I am of the opinion that we all have opinions, but that majority opinions alone do not negate our opinions. I believe that all valuable opinions come from the minority side. Can anyone show an opinion coming from the majority, where anything invaluable has come?
If everyone accepts that x is true, then the first person to happen to conceive a good reason that x might not be true is automatically, but completely incidentally, in the minority. In other words, he's not right
because he's in the minority, but because he realizes, based on good logic, that x might not be true, when others don't see it yet. It could also easily happen, though, that a person could suppose some fact, x is not true for illogical reasons. His arguments might be ridiculous and unpersuasive, and he'll remain in the minority. Since either case could be true, there's no reason for you to automatically equate minority opinion with correctness.

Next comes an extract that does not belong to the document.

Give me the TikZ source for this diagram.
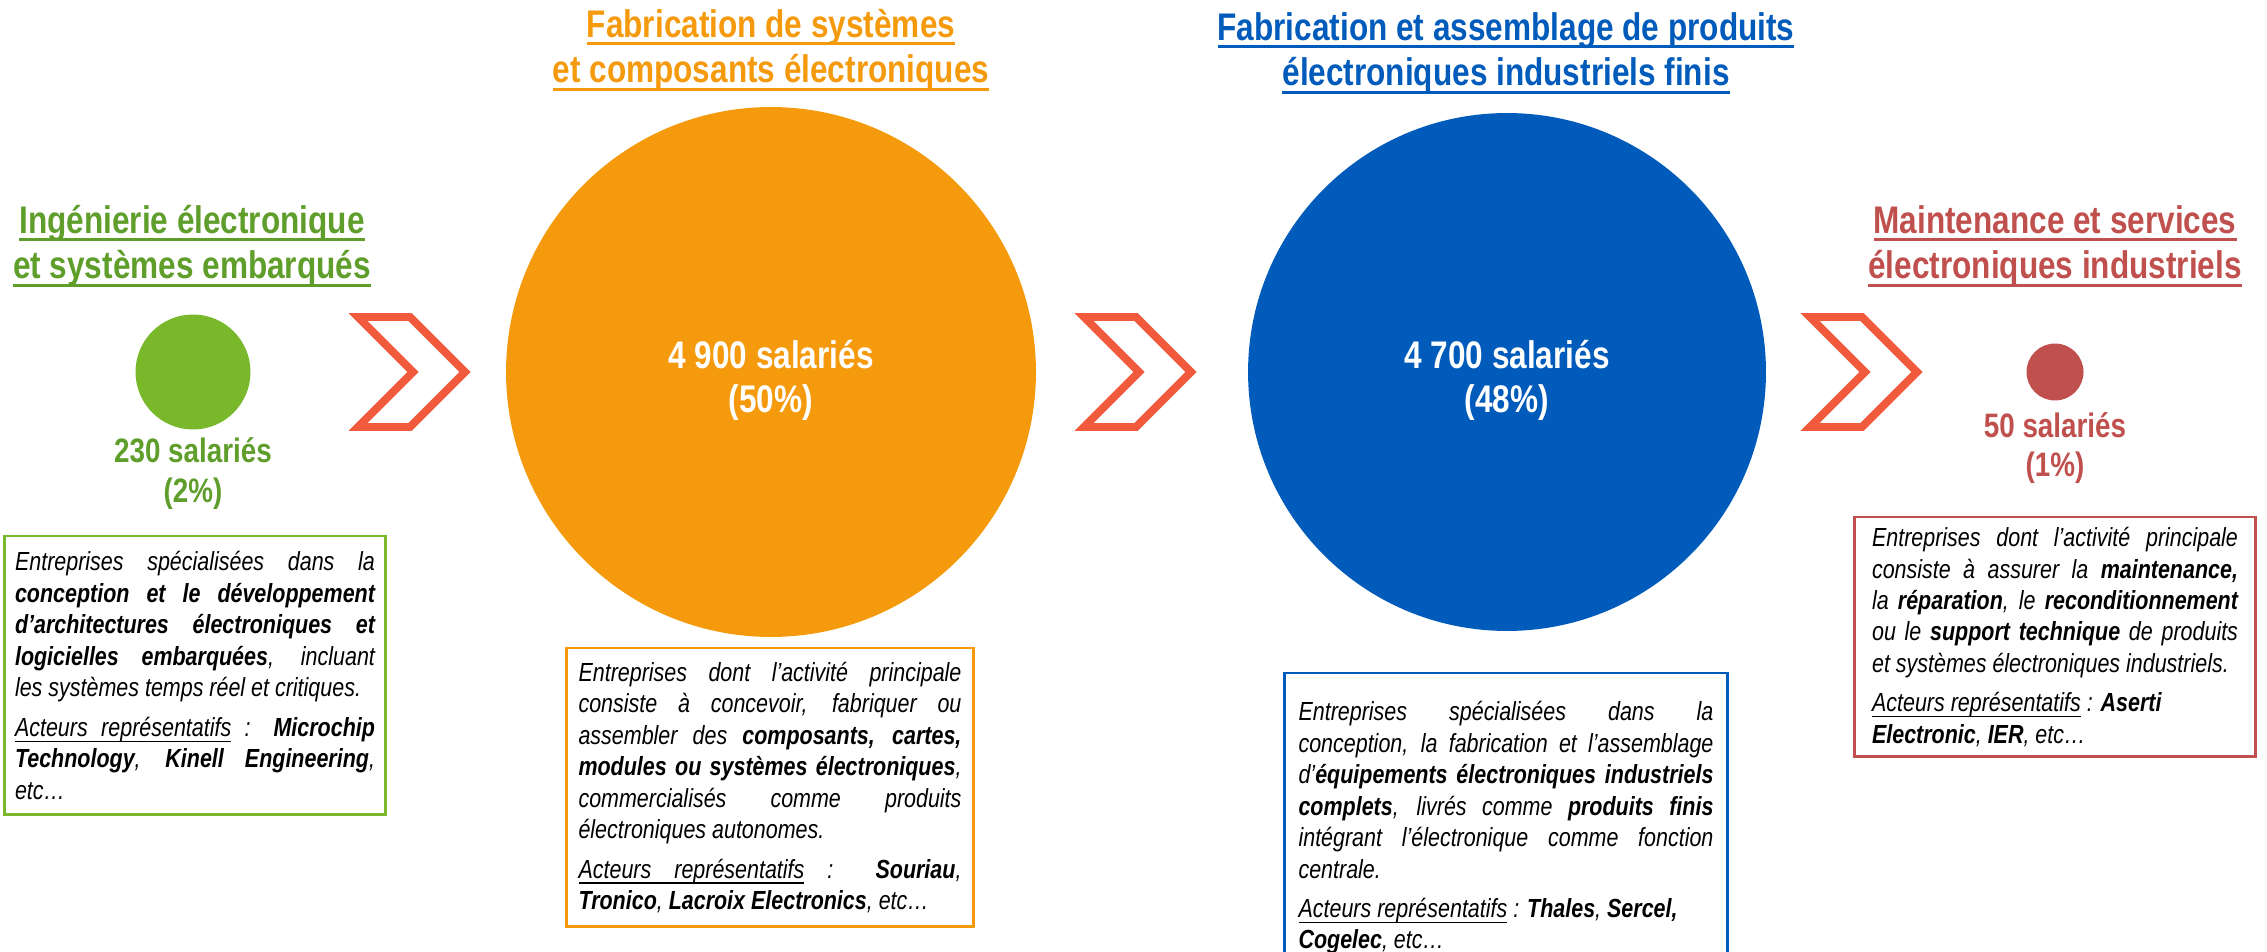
\documentclass[tikz,border=0pt]{standalone}
\usepackage{fontspec}
\setmainfont{Liberation Sans}[FakeStretch=0.82]
\usepackage{tikz}

\definecolor{vert}{HTML}{78B82A}
\definecolor{vertf}{HTML}{609E2C}
\definecolor{orangef}{HTML}{F59A0C}
\definecolor{bleu}{HTML}{005BBB}
\definecolor{rouge}{HTML}{C0504D}
\definecolor{fleche}{HTML}{F15A3C}

\newsavebox{\boiteSoul}
\newcommand{\souligne}[2][1.7pt]{\leavevmode\sbox{\boiteSoul}{#2}\rlap{\rule[-0.21em]{\wd\boiteSoul}{#1}}\usebox{\boiteSoul}}
\newcommand{\acteurs}{\souligne[0.6pt]{Acteurs}\leaders\vrule height -0.17em depth 0.21em\hskip\fontdimen2\font plus\fontdimen3\font minus\fontdimen4\font\souligne[0.6pt]{représentatifs}}

\begin{document}
\begin{tikzpicture}[x=0.02cm,y=-0.02cm,
    titre/.style={font=\fontsize{21.9}{26.1}\selectfont\bfseries,align=center,anchor=base},
    bulle/.style={circle,inner sep=0pt,draw=none},
    chiffre/.style={font=\fontsize{21.9}{25.5}\selectfont\bfseries,align=center,anchor=base,text=white},
    petit/.style={font=\fontsize{19.3}{22.7}\selectfont\bfseries,align=center,anchor=base},
    texte/.style={draw,line width=1.7pt,anchor=north,outer sep=0pt,inner ysep=0pt,align=justify,
      font={\fontsize{14.9}{17.9}\selectfont\itshape},
      execute at begin node={\setlength{\parskip}{4.5pt}\hyphenpenalty=10000\exhyphenpenalty=10000}},
    chevron/.style={draw=fleche,line width=4.5pt}]
    \useasboundingbox (0,0) rectangle (2267,952);

    \node[titre,text=vertf](tIng)at(192,279){\souligne{Ingénierie électronique}\\\souligne{et systèmes embarqués}};
    \node[titre,text=orangef](tFab)at(771,83){\souligne{Fabrication de systèmes}\\\souligne{et composants électroniques}};
    \node[titre,text=bleu](tAss)at(1506,86){\souligne{Fabrication et assemblage de produits}\\\souligne{électroniques industriels finis}};
    \node[titre,text=rouge](tMai)at(2055,279){\souligne{Maintenance et services}\\\souligne{électroniques industriels}};

    \node[bulle,fill=vert,minimum size=2.3cm](cIng)at(193,372){};
    \node[bulle,fill=orangef,minimum size=10.6cm](cFab)at(771,372){};
    \node[bulle,fill=bleu,minimum size=10.36cm](cAss)at(1507,372){};
    \node[bulle,fill=rouge,minimum size=1.14cm](cMai)at(2055,372){};

    \node[chiffre](nFab)at(771,413){4 900 salariés\\(50\%)};
    \node[chiffre](nAss)at(1507,413){4 700 salariés\\(48\%)};
    \node[petit,text=vertf](nIng)at(193,502){230 salariés\\(2\%)};
    \node[petit,text=rouge](nMai)at(2055,477){50 salariés\\(1\%)};

    \foreach \x in {358,1084,1810}
      \draw[chevron] (\x,317) -- ++(52,0) -- ++(55,55) -- ++(-55,55) -- ++(-52,0) -- ++(55,-55) -- cycle;

    \node[texte,draw=vert,text width=7.2cm,inner xsep=0.21cm,minimum height=5.58cm](bIng)at(195,536){Entreprises spécialisées dans la\linebreak \textbf{conception et le développement\linebreak d’architectures électroniques et\linebreak logicielles embarquées}, incluant\linebreak les systèmes temps réel et critiques.\par \acteurs{} : \textbf{Microchip\linebreak Technology}, \textbf{Kinell Engineering},\linebreak etc…};
    \node[texte,draw=orangef,text width=7.66cm,inner xsep=0.24cm,minimum height=5.58cm](bFab)at(770,648){Entreprises dont l’activité principale\linebreak consiste à concevoir, fabriquer ou\linebreak assembler des \textbf{composants, cartes,\linebreak modules ou systèmes électroniques},\linebreak commercialisés comme produits\linebreak électroniques autonomes.\par \acteurs{} : \textbf{Souriau},\linebreak \textbf{Tronico}, \textbf{Lacroix Electronics}, etc…};
    \node[texte,draw=bleu,text width=8.3cm,inner xsep=0.29cm,minimum height=6.2cm](bAss)at(1506,673){Entreprises spécialisées dans la\linebreak conception, la fabrication et l’assemblage\linebreak d’\textbf{équipements électroniques industriels\linebreak complets}, livrés comme \textbf{produits finis}\linebreak intégrant l’électronique comme fonction\linebreak centrale.\par \acteurs{} : \textbf{Thales}, \textbf{Sercel,}\newline \textbf{Cogelec}, etc…};
    \node[texte,draw=rouge,text width=7.32cm,inner xsep=0.35cm,minimum height=4.8cm](bMai)at(2055,517){Entreprises dont l’activité principale\linebreak consiste à assurer la \textbf{maintenance,}\linebreak la \textbf{réparation}, le \textbf{reconditionnement}\linebreak ou le \textbf{support technique} de produits\linebreak et systèmes électroniques industriels.\par \acteurs{} : \textbf{Aserti}\newline \textbf{Electronic}, \textbf{IER}, etc…};
\end{tikzpicture}
\end{document}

A case where the majority was right: Before Morley-Michelson, pretty much everyone was unhappy with the notion of the ether. It was a cumbersome concept, but no one had a good solid reason to reject it. The Morley-Michelson experiment killed the notion of the ether, pretty much confirming the majority opinion there was something very off about it. Here, the majority view turned out to be the right one. Someone clinging to a minority view, that there had to be an ether, would be completely unable to support that view. It would be just about guaranteed to be a mistake to apply your rule-of-thumb, that the right opinion is most likely the minority opinion, to this case. I'm sure there are many similar examples.

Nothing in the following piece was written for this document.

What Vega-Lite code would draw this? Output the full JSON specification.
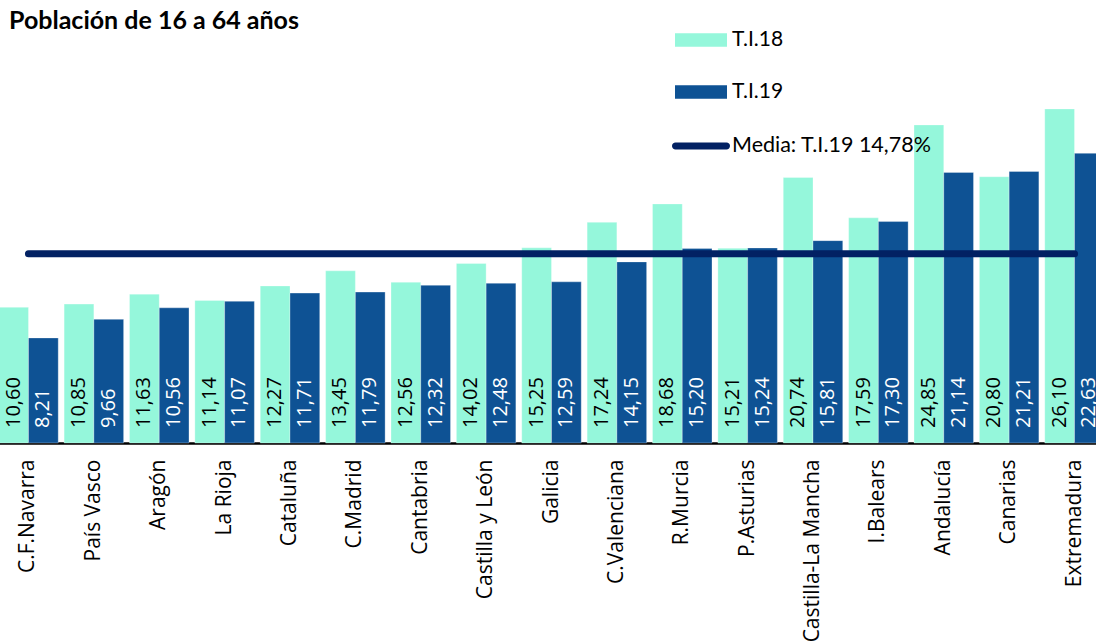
{
  "$schema": "https://vega.github.io/schema/vega-lite/v6.json",
  "width": 1096,
  "height": 384,
  "autosize": "none",
  "padding": {"left": 0, "top": 59, "right": 0, "bottom": 198},
  "background": "white",
  "title": {
    "text": "Población de 16 a 64 años",
    "anchor": "start",
    "frame": "group",
    "orient": "top",
    "font": "Lato",
    "fontWeight": "bold",
    "fontSize": 25,
    "color": "black",
    "baseline": "alphabetic",
    "offset": 25,
    "dx": 9,
    "dy": 65
  },
  "config": {
    "view": {"stroke": null},
    "locale": {"number": {"decimal": ",", "thousands": ".", "grouping": [3], "currency": ["", " €"]}}
  },
  "datasets": {
    "tasas": [
      {"region": "C.F.Navarra", "serie": "T.I.18", "valor": 10.60},
      {"region": "C.F.Navarra", "serie": "T.I.19", "valor": 8.21},
      {"region": "País Vasco", "serie": "T.I.18", "valor": 10.85},
      {"region": "País Vasco", "serie": "T.I.19", "valor": 9.66},
      {"region": "Aragón", "serie": "T.I.18", "valor": 11.63},
      {"region": "Aragón", "serie": "T.I.19", "valor": 10.56},
      {"region": "La Rioja", "serie": "T.I.18", "valor": 11.14},
      {"region": "La Rioja", "serie": "T.I.19", "valor": 11.07},
      {"region": "Cataluña", "serie": "T.I.18", "valor": 12.27},
      {"region": "Cataluña", "serie": "T.I.19", "valor": 11.71},
      {"region": "C.Madrid", "serie": "T.I.18", "valor": 13.45},
      {"region": "C.Madrid", "serie": "T.I.19", "valor": 11.79},
      {"region": "Cantabria", "serie": "T.I.18", "valor": 12.56},
      {"region": "Cantabria", "serie": "T.I.19", "valor": 12.32},
      {"region": "Castilla y León", "serie": "T.I.18", "valor": 14.02},
      {"region": "Castilla y León", "serie": "T.I.19", "valor": 12.48},
      {"region": "Galicia", "serie": "T.I.18", "valor": 15.25},
      {"region": "Galicia", "serie": "T.I.19", "valor": 12.59},
      {"region": "C.Valenciana", "serie": "T.I.18", "valor": 17.24},
      {"region": "C.Valenciana", "serie": "T.I.19", "valor": 14.15},
      {"region": "R.Murcia", "serie": "T.I.18", "valor": 18.68},
      {"region": "R.Murcia", "serie": "T.I.19", "valor": 15.20},
      {"region": "P.Asturias", "serie": "T.I.18", "valor": 15.21},
      {"region": "P.Asturias", "serie": "T.I.19", "valor": 15.24},
      {"region": "Castilla-La Mancha", "serie": "T.I.18", "valor": 20.74},
      {"region": "Castilla-La Mancha", "serie": "T.I.19", "valor": 15.81},
      {"region": "I.Balears", "serie": "T.I.18", "valor": 17.59},
      {"region": "I.Balears", "serie": "T.I.19", "valor": 17.30},
      {"region": "Andalucía", "serie": "T.I.18", "valor": 24.85},
      {"region": "Andalucía", "serie": "T.I.19", "valor": 21.14},
      {"region": "Canarias", "serie": "T.I.18", "valor": 20.80},
      {"region": "Canarias", "serie": "T.I.19", "valor": 21.21},
      {"region": "Extremadura", "serie": "T.I.18", "valor": 26.10},
      {"region": "Extremadura", "serie": "T.I.19", "valor": 22.63}
    ],
    "media": [
      {"region": "C.F.Navarra", "leyenda": "Media: T.I.19 14,78%", "valor": 14.78},
      {"region": "País Vasco", "leyenda": "Media: T.I.19 14,78%", "valor": 14.78},
      {"region": "Aragón", "leyenda": "Media: T.I.19 14,78%", "valor": 14.78},
      {"region": "La Rioja", "leyenda": "Media: T.I.19 14,78%", "valor": 14.78},
      {"region": "Cataluña", "leyenda": "Media: T.I.19 14,78%", "valor": 14.78},
      {"region": "C.Madrid", "leyenda": "Media: T.I.19 14,78%", "valor": 14.78},
      {"region": "Cantabria", "leyenda": "Media: T.I.19 14,78%", "valor": 14.78},
      {"region": "Castilla y León", "leyenda": "Media: T.I.19 14,78%", "valor": 14.78},
      {"region": "Galicia", "leyenda": "Media: T.I.19 14,78%", "valor": 14.78},
      {"region": "C.Valenciana", "leyenda": "Media: T.I.19 14,78%", "valor": 14.78},
      {"region": "R.Murcia", "leyenda": "Media: T.I.19 14,78%", "valor": 14.78},
      {"region": "P.Asturias", "leyenda": "Media: T.I.19 14,78%", "valor": 14.78},
      {"region": "Castilla-La Mancha", "leyenda": "Media: T.I.19 14,78%", "valor": 14.78},
      {"region": "I.Balears", "leyenda": "Media: T.I.19 14,78%", "valor": 14.78},
      {"region": "Andalucía", "leyenda": "Media: T.I.19 14,78%", "valor": 14.78},
      {"region": "Canarias", "leyenda": "Media: T.I.19 14,78%", "valor": 14.78},
      {"region": "Extremadura", "leyenda": "Media: T.I.19 14,78%", "valor": 14.78}
    ]
  },
  "encoding": {
    "x": {
      "field": "region",
      "type": "nominal",
      "sort": null,
      "scale": {"range": [-4.2, 1107.2], "paddingInner": 0.09, "paddingOuter": 0.045},
      "axis": {
        "title": null,
        "labelAngle": 270,
        "labelAlign": "right",
        "labelBaseline": "middle",
        "labelFont": "Open Sans",
        "labelFontSize": 21,
        "labelColor": "black",
        "labelPadding": 16,
        "labelLimit": 400,
        "ticks": false,
        "domainColor": "black",
        "domainWidth": 2.5
      }
    }
  },
  "layer": [
    {
      "data": {"name": "tasas"},
      "mark": {"type": "bar", "stroke": "white", "strokeWidth": 0.6, "strokeOpacity": 0.5},
      "encoding": {
        "xOffset": {"field": "serie", "type": "nominal", "scale": {"paddingInner": 0, "paddingOuter": 0}},
        "y": {"field": "valor", "type": "quantitative", "scale": {"domain": [0, 30]}, "axis": null},
        "fill": {
          "field": "serie",
          "type": "nominal",
          "scale": {"domain": ["T.I.18", "T.I.19"], "range": ["#95F7DB", "#0E5294"]},
          "legend": {
            "title": null,
            "orient": "none",
            "legendX": 675,
            "legendY": -45,
            "symbolType": "M-1,-0.26H1V0.26H-1Z",
            "symbolSize": 2704,
            "symbolStrokeWidth": 0,
            "labelFont": "Lato",
            "labelFontSize": 21,
            "labelColor": "black",
            "labelOffset": 5,
            "rowPadding": 16
          }
        }
      }
    },
    {
      "data": {"name": "tasas"},
      "mark": {"type": "text", "angle": 270, "align": "left", "baseline": "middle", "dx": 15, "font": "Open Sans", "fontSize": 20},
      "encoding": {
        "xOffset": {"field": "serie", "type": "nominal"},
        "y": {"datum": 0, "type": "quantitative"},
        "text": {"field": "valor", "type": "quantitative", "format": ".2f"},
        "fill": {"condition": {"test": "datum.serie === 'T.I.19'", "value": "white"}, "value": "black"}
      }
    },
    {
      "data": {"name": "media"},
      "mark": {"type": "line", "strokeWidth": 7, "strokeCap": "round"},
      "encoding": {
        "y": {"field": "valor", "type": "quantitative"},
        "stroke": {
          "field": "leyenda",
          "type": "nominal",
          "scale": {"range": ["#022163"]},
          "legend": {
            "title": null,
            "orient": "none",
            "legendX": 672,
            "legendY": 58,
            "symbolType": "M-0.88,-0.12H0.88A0.12,0.12 0 0 1 0.88,0.12H-0.88A0.12,0.12 0 0 1 -0.88,-0.12Z",
            "symbolSize": 3364,
            "symbolFillColor": "#022163",
            "symbolStrokeWidth": 0,
            "labelFont": "Lato",
            "labelFontSize": 21.5,
            "labelColor": "black",
            "labelOffset": 2,
            "labelLimit": 400
          }
        }
      }
    }
  ]
}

Feynman wasn't saying anything so extravagant as 'If an authority says it, it's wrong,' or anything like that. He was saying 'Don't assume it's right
just because an "authority" said it'. This is much like the motto of the Royal Society:
Nullius In Verba, which, loosely translated means:
Don't Take Anyone's Word For It. One of the examples Feynman gives is the Millikan oil drop experiment. For a time after Millikan published his results, people were replicating the experiment, not getting the same results as his, and fudging their results to match his! Their own results didn't match his, so they assumed
they had made a mistake, and not him. In their mind, the "authority" had to be right. It turned out, though, that Millikan had miscalculated the charge of an electron. In this case, the notion that the authority must be right, lead people to cheat their own results to match the erroneous "authority" results.
So, while you, or anyone, should feel free to question any consensus or authority if you think you have a better argument, better logic or better data, your suggested rule-of-thumb, that 'if it's the consensus it should be automatically debated', is probably just as erroneous as saying 'if it's the consensus it should automatically be taken as fact'.

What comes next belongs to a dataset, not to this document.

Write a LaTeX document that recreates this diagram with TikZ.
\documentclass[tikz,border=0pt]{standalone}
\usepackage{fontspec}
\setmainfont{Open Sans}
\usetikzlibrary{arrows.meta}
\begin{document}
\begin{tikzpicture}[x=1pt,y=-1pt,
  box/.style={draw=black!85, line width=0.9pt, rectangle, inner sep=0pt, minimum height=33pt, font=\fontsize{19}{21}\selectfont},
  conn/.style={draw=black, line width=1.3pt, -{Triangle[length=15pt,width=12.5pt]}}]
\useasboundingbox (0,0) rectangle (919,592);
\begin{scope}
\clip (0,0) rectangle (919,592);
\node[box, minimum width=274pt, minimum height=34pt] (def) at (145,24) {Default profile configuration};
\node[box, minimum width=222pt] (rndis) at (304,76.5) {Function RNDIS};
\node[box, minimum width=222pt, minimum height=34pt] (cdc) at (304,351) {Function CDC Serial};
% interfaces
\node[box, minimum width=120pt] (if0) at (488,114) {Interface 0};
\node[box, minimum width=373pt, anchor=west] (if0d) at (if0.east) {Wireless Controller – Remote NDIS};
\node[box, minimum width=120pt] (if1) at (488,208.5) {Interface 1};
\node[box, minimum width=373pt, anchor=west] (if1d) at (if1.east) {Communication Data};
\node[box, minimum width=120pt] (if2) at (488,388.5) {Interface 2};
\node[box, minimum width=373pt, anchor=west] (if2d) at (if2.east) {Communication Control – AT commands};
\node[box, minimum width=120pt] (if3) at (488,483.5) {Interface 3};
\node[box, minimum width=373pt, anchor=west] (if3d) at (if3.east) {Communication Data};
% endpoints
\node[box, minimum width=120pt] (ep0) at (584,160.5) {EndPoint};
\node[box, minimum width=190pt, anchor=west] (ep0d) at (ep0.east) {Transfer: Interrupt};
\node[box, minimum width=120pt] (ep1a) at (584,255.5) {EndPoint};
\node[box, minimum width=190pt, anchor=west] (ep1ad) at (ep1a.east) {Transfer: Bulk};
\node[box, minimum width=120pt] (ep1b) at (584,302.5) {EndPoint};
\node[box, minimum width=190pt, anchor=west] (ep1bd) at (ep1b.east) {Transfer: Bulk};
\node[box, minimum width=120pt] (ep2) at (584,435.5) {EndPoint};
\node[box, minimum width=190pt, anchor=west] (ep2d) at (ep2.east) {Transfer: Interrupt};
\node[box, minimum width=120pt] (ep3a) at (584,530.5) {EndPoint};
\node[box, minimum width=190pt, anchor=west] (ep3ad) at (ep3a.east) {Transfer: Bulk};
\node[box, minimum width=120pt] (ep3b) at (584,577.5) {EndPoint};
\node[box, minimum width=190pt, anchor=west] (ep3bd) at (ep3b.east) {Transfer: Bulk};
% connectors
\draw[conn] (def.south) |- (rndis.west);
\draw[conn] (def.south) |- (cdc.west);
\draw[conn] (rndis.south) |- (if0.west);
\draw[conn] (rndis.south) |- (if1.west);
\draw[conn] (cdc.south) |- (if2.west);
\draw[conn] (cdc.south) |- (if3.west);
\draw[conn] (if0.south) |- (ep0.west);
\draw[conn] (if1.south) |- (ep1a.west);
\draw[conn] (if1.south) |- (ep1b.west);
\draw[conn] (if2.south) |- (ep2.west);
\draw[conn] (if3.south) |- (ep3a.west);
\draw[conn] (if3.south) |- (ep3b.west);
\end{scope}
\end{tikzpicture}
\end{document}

Whether or not an opinion is persuasive should be based on the reliability of the data and soundness of the logic behind it. It's majority/minority status is probably ultimately irrelevant. At the present time the majority opinion is just about guaranteed to be the most vetted, but that hasn't always been the case, and may not always be, and may not actually be true at the present time in some small percentage of cases where it's assumed to be true.